Featured Image

Eat Me

2018
REGIA:
Adrian Cruz
CAST:
Michael Shamus Wiles (Frank)
Brad Carter (Bob)
Jacqueline Wright (Tommy)

Il nostro giudizio

Eat Me è un film del 2018, diretto da Adrian Cruz.

Nella sezione Fuori Concorso del festival di Venezia dello scorso anno è stata presentata ufficialmente una nuova versione di Irréversible, film-scandalo con cui nel 2002 il francese Gaspar Noé si era conquistato a livello internazionale la fama di provocatore cinematografico. Nella riedizione, intitolata per l’occasione Inversion intégrale, gli eventi che compongono il racconto narrato al contrario nella versione originale, sono stati rimontati cronologicamente: un modo, a detta di Noé, per meglio evidenziare gli snodi fondamentali della trama e rivitalizzare la visione dell’autore. Lasciando da parte l’utilità o meno dell’operazione, quella del nuovo cut era soprattutto un’occasione per rivalutare l’effettivo valore contenutistico (secondo chi scrive pressoché inesistente) di una pellicola che, al netto di un’evidente tendenza al virtuosismo autoriale, è ricordata soprattutto per la violenza efferata ed esasperata del contenuto (che ha il suo culmine nell’ignobile scena di violenza sessuale ai danni della Bellucci).

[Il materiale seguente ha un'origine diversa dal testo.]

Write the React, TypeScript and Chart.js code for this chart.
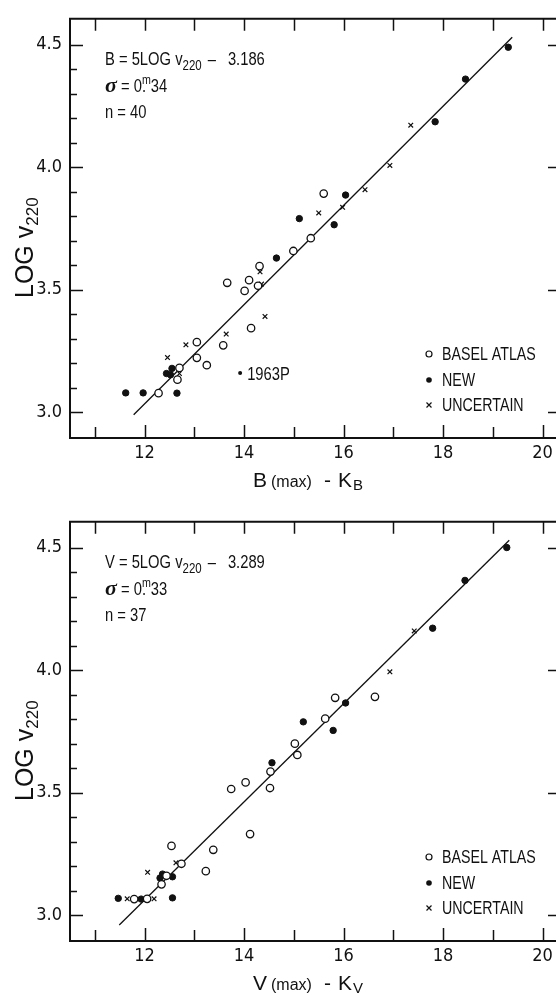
import React, { useEffect, useRef } from 'react';
import { Chart, registerables } from 'chart.js';

Chart.register(...registerables);

// ---------- axis ticks ----------
const X_TICKS = [12, 14, 16, 18, 20];
const X_MINOR_TICKS = [11, 12, 13, 14, 15, 16, 17, 18, 19, 20];
const Y_TICKS = [3.0, 3.5, 4.0, 4.5];
const Y_MINOR_TICKS = [3.0, 3.1, 3.2, 3.3, 3.4, 3.5, 3.6, 3.7, 3.8, 3.9, 4.0, 4.1, 4.2, 4.3, 4.4, 4.5];
const X_RANGE = [10.5, 20.35];
const Y_RANGE = [2.895, 4.605];

// ---------- upper panel: B(max) - K_B ----------
const B_BASEL_X = [15.60, 15.34, 14.99, 14.31, 14.10, 14.28, 14.01, 13.66, 14.14, 13.58, 13.05, 13.05, 13.25, 12.70, 12.66, 12.28];
const B_BASEL_Y = [3.892, 3.710, 3.658, 3.596, 3.539, 3.516, 3.495, 3.528, 3.343, 3.273, 3.286, 3.222, 3.192, 3.181, 3.133, 3.078];
const B_NEW_X = [19.31, 18.45, 17.84, 16.04, 15.81, 15.11, 14.65, 12.55, 12.44, 12.52, 11.62, 11.97, 12.65];
const B_NEW_Y = [4.489, 4.359, 4.185, 3.886, 3.765, 3.790, 3.629, 3.179, 3.158, 3.153, 3.079, 3.079, 3.078];
const B_UNC_X = [17.35, 16.93, 16.43, 15.98, 15.50, 14.32, 14.35, 14.42, 13.64, 12.83, 12.46, 12.70];
const B_UNC_Y = [4.171, 4.007, 3.908, 3.836, 3.813, 3.573, 3.523, 3.391, 3.319, 3.275, 3.223, 3.158];
const B_1963P_X = [13.92];
const B_1963P_Y = [3.160];
const B_FIT_X = [11.78, 19.39];
const B_FIT_Y = [2.99, 4.53];

// ---------- lower panel: V(max) - K_V ----------
const V_BASEL_X = [16.63, 15.83, 15.63, 15.02, 15.07, 14.53, 14.52, 14.03, 13.74, 14.12, 12.54, 13.38, 12.74, 13.23, 12.44, 12.34, 11.79, 12.05];
const V_BASEL_Y = [3.891, 3.887, 3.802, 3.700, 3.654, 3.586, 3.519, 3.542, 3.515, 3.331, 3.283, 3.267, 3.210, 3.180, 3.161, 3.126, 3.066, 3.067];
const V_NEW_X = [19.28, 18.44, 17.79, 16.04, 15.79, 15.19, 14.56, 12.36, 12.31, 12.56, 11.47, 11.93, 12.56];
const V_NEW_Y = [4.500, 4.366, 4.171, 3.866, 3.754, 3.789, 3.622, 3.168, 3.152, 3.157, 3.069, 3.066, 3.071];
const V_UNC_X = [17.42, 16.93, 12.63, 12.06, 11.65, 12.19];
const V_UNC_Y = [4.160, 3.993, 3.214, 3.175, 3.067, 3.067];
const V_FIT_X = [11.49, 19.33];
const V_FIT_Y = [2.96, 4.53];

const LEGEND_LABELS = ['BASEL ATLAS', 'NEW', 'UNCERTAIN'];

const CONDENSED = '"DejaVu Sans Condensed", "Liberation Sans Narrow", sans-serif';
const SANS = '"Liberation Sans", Arial, Helvetica, sans-serif';
const SERIF = '"Liberation Serif", "DejaVu Serif", serif';
const INK = '#111';
const NARROW_SCALE = 0.82;

type Run = { text: string; font: string; dy?: number; gap?: number; sx?: number };

function drawRuns(ctx: CanvasRenderingContext2D, runs: Run[], x: number, y: number) {
  let cx = x;
  for (const r of runs) {
    cx += r.gap || 0;
    const sx = r.sx ?? 1;
    ctx.font = r.font;
    ctx.save();
    ctx.translate(cx, y + (r.dy || 0));
    ctx.scale(sx, 1);
    ctx.fillText(r.text, 0, 0);
    ctx.restore();
    cx += ctx.measureText(r.text).width * sx;
  }
}

const zip = (xs: number[], ys: number[]) => xs.map((x, i) => ({ x, y: ys[i] }));

type PanelProps = {
  letter: string;
  constant: string;
  sigma: string;
  n: string;
  baselX: number[]; baselY: number[];
  newX: number[]; newY: number[];
  uncX: number[]; uncY: number[];
  fitX: number[]; fitY: number[];
  extraX?: number[]; extraY?: number[]; extraLabel?: string;
  top: number;
};

function Panel(p: PanelProps) {
  const ref = useRef<HTMLCanvasElement>(null);
  useEffect(() => {
    const canvas = ref.current!;
    const datasets: any[] = [
      {
        label: LEGEND_LABELS[0], data: zip(p.baselX, p.baselY),
        pointStyle: 'circle', pointRadius: 3.7, pointBorderWidth: 1.3,
        pointBackgroundColor: '#fff', pointBorderColor: INK,
      },
      {
        label: LEGEND_LABELS[1], data: zip(p.newX, p.newY),
        pointStyle: 'circle', pointRadius: 3.2, pointBorderWidth: 1,
        pointBackgroundColor: INK, pointBorderColor: INK,
      },
      {
        label: LEGEND_LABELS[2], data: zip(p.uncX, p.uncY),
        pointStyle: 'crossRot', pointRadius: 3.3, pointBorderWidth: 1.2,
        pointBackgroundColor: INK, pointBorderColor: INK,
      },
    ];
    if (p.extraX && p.extraY) {
      datasets.push({
        label: p.extraLabel, data: zip(p.extraX, p.extraY),
        pointStyle: 'circle', pointRadius: 2, pointBorderWidth: 0,
        pointBackgroundColor: INK, pointBorderColor: INK,
      });
    }
    datasets.push({
      label: 'fit', data: zip(p.fitX, p.fitY), showLine: true,
      borderColor: INK, borderWidth: 1.3, pointRadius: 0,
    });

    const overlay = {
      id: 'overlay',
      afterDraw(chart: any) {
        const ctx: CanvasRenderingContext2D = chart.ctx;
        const { left, right, top, bottom } = chart.chartArea;
        const xs = chart.scales.x;
        const ys = chart.scales.y;
        ctx.save();
        ctx.strokeStyle = INK;
        ctx.fillStyle = INK;
        // frame
        ctx.lineWidth = 2;
        ctx.beginPath();
        ctx.moveTo(right, top); ctx.lineTo(left, top); ctx.lineTo(left, bottom); ctx.lineTo(right, bottom); ctx.lineTo(right, top);
        ctx.stroke();
        // inward ticks
        ctx.lineWidth = 1.5;
        ctx.beginPath();
        for (const v of X_MINOR_TICKS) {
          const px = Math.round(xs.getPixelForValue(v)) + 0.5;
          const len = X_TICKS.includes(v) ? 13 : 11;
          ctx.moveTo(px, bottom); ctx.lineTo(px, bottom - len);
          ctx.moveTo(px, top); ctx.lineTo(px, top + 12);
        }
        for (const v of Y_MINOR_TICKS) {
          const py = Math.round(ys.getPixelForValue(v)) + 0.5;
          const major = Y_TICKS.some((t) => Math.abs(t - v) < 1e-6);
          ctx.moveTo(left, py); ctx.lineTo(left + (major ? 13 : 7), py);
          if (major) { ctx.moveTo(right, py); ctx.lineTo(right - 12, py); }
        }
        ctx.stroke();

        // equation block
        ctx.textAlign = 'left';
        ctx.textBaseline = 'alphabetic';
        const f18 = `18px ${SANS}`;
        const S = NARROW_SCALE;
        drawRuns(ctx, [
          { text: `${p.letter} = 5LOG v`, font: f18, sx: S },
          { text: '220', font: `14px ${SANS}`, dy: 5, sx: S },
          { text: '\u2013', font: f18, gap: 6, sx: S },
          { text: p.constant, font: f18, gap: 12, sx: S },
        ], 105, 65);
        drawRuns(ctx, [
          { text: '\u03c3', font: `italic bold 22px ${SERIF}` },
          { text: ' = 0.', font: f18, sx: S },
          { text: 'm', font: `13px ${SANS}`, dy: -8, gap: -4, sx: S },
          { text: p.sigma, font: f18, sx: S },
        ], 105, 92);
        drawRuns(ctx, [{ text: `n = ${p.n}`, font: f18, sx: S }], 105, 118);

        // legend
        const lx = 429;
        const baselines = [360, 386, 411];
        LEGEND_LABELS.forEach((lab, i) =>
          drawRuns(ctx, [{ text: lab, font: `18px ${SANS}`, sx: 0.79 }], 442, baselines[i]));
        const my = baselines.map((b) => b - 6);
        ctx.lineWidth = 1.2;
        ctx.beginPath(); ctx.arc(lx, my[0], 3, 0, Math.PI * 2); ctx.stroke();
        ctx.beginPath(); ctx.arc(lx, my[1], 2.8, 0, Math.PI * 2); ctx.fill();
        ctx.beginPath();
        ctx.moveTo(lx - 2.5, my[2] - 2.5); ctx.lineTo(lx + 2.5, my[2] + 2.5);
        ctx.moveTo(lx - 2.5, my[2] + 2.5); ctx.lineTo(lx + 2.5, my[2] - 2.5);
        ctx.stroke();

        // annotation for the labelled point
        if (p.extraX && p.extraY && p.extraLabel) {
          const ex = xs.getPixelForValue(p.extraX[0]);
          const ey = ys.getPixelForValue(p.extraY[0]);
          drawRuns(ctx, [{ text: p.extraLabel, font: `18px ${SANS}`, sx: S }], ex + 7, ey + 7);
        }

        // x-axis title
        drawRuns(ctx, [
          { text: p.letter, font: `21px ${SANS}` },
          { text: '(max)', font: `16px ${SANS}`, gap: 4 },
          { text: '-', font: `21px ${SANS}`, gap: 12 },
          { text: 'K', font: `21px ${SANS}`, gap: 7 },
          { text: p.letter, font: `15px ${SANS}`, dy: 3, gap: 1 },
        ], 253, 487);

        // y-axis title
        ctx.translate(33, 298);
        ctx.rotate(-Math.PI / 2);
        drawRuns(ctx, [
          { text: 'LOG v', font: `25px ${SANS}` },
          { text: '220', font: `17px ${SANS}`, dy: 5 },
        ], 0, 0);
        ctx.restore();
      },
    };

    const chart = new Chart(canvas, {
      type: 'scatter',
      data: { datasets },
      options: {
        responsive: false,
        animation: false,
        devicePixelRatio: 1,
        events: [],
        layout: { padding: { top: 15, right: 15, left: 0, bottom: 0 } },
        plugins: { legend: { display: false }, tooltip: { enabled: false } },
        scales: {
          x: {
            type: 'linear', min: X_RANGE[0], max: X_RANGE[1],
            grid: { display: false, drawTicks: false },
            border: { display: false },
            ticks: { color: INK, font: { family: CONDENSED, size: 18 }, padding: 5, maxRotation: 0, autoSkip: false, callback: (v: any) => String(v) },
            afterBuildTicks: (ax: any) => { ax.ticks = X_TICKS.map((value) => ({ value })); },
            afterFit: (ax: any) => { ax.height = 62; },
          },
          y: {
            type: 'linear', min: Y_RANGE[0], max: Y_RANGE[1],
            grid: { display: false, drawTicks: false },
            border: { display: false },
            ticks: { color: INK, font: { family: CONDENSED, size: 18 }, padding: 8, autoSkip: false, callback: (v: any) => Number(v).toFixed(1) },
            afterBuildTicks: (ax: any) => { ax.ticks = Y_TICKS.map((value) => ({ value })); },
            afterFit: (ax: any) => { ax.width = 70; },
          },
        },
      } as any,
      plugins: [overlay],
    });
    return () => chart.destroy();
  }, []);
  return (
    <canvas
      ref={ref}
      width={575}
      height={500}
      style={{ position: 'absolute', left: 0, top: p.top, display: 'block' }}
    />
  );
}

export default function App() {
  useEffect(() => {
    document.body.style.margin = '0';
    document.body.style.background = '#fff';
  }, []);
  return (
    <div style={{ position: 'relative', width: 556, height: 993, overflow: 'hidden', background: '#fff' }}>
      <Panel
        letter="B" constant="3.186" sigma="34" n="40"
        baselX={B_BASEL_X} baselY={B_BASEL_Y}
        newX={B_NEW_X} newY={B_NEW_Y}
        uncX={B_UNC_X} uncY={B_UNC_Y}
        fitX={B_FIT_X} fitY={B_FIT_Y}
        extraX={B_1963P_X} extraY={B_1963P_Y} extraLabel="1963P"
        top={0}
      />
      <Panel
        letter="V" constant="3.289" sigma="33" n="37"
        baselX={V_BASEL_X} baselY={V_BASEL_Y}
        newX={V_NEW_X} newY={V_NEW_Y}
        uncX={V_UNC_X} uncY={V_UNC_Y}
        fitX={V_FIT_X} fitY={V_FIT_Y}
        top={503}
      />
    </div>
  );
}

È un dilemma, quello sulla presunta valenza di questo tipo di cinema, che non riguarda solo l’opera di Noé, ma che accomuna una schiera interminabile di produzioni, grandi e piccole, costruite a tavolino per stuzzicare la curiosità morbosa degli spettatori più tenaci e indisporre quella dei critici benpensanti. Eat Me, esordio alla regia dell’americano Adrian Cruz su una pièce di Jacqueline Wright (andata in scena a Los Angeles nel 2005), fa parte di questa “aggraziata” categoria cinematografica. Anche qui il tema della carneficina, come e più che in Irréversible, è quello delicatissimo della violenza a sfondo sessuale, riproposta in questo caso nella cornice di un home invasion movie fra i più perversi: la protagonista della vicenda (interpretata dalla stessa Wright), rimasta incosciente dopo un fallito tentativo di suicidio, si trova la casa invasa da un malintenzionato con cui costruisce gradualmente un rapporto di morbosa confidenza. La premessa è sufficientemente offensiva, l’indignazione di una buona fetta del pubblico garantita.

Il gioco fra provocazione e autorialità si svolge in questo caso nell’ambito di una narrazione teatraleggiante, ereditata presumibilmente dalla pièce d’origine. Se la tersa drammaturgia da palcoscenico sembra orientare il racconto verso un sofisticato studio inverso sulla sindrome di Stoccolma, il ricorso alla violenza ostentata e didascalica tradisce spesso e volentieri le intenzioni banalmente provocatorie dei suoi autori. Fare provocazioni al cinema, d’altronde, è diverso dal farlo a teatro, se non altro perché ci vuole una certa personalità registica per rendere interessante un film tutto ambientato nella stessa location. Ed è qui che Eat Me incespica davvero, perché mentre Noé aveva dalla sua una buona dose di narcisistico compiacimento narrativo a rendere interessante Irréversible, la modesta regia di Cruz, che non brilla certo per inventività, mette in scena l’intreccio nella maniera più blanda possibile, esasperando la violenza gratuita del racconto e, al contempo, evidenziandone la banalità. Un peccato perché, al di là della tematica controversa, le due performance principali sono decisamente sopra la media e la dinamica psicologica al centro del film ben congegnata. Il provocatore cinematografico, però, bisogna saperlo fare: spiace quasi dirlo, ma di Gaspar Noé ce ne sono pochi.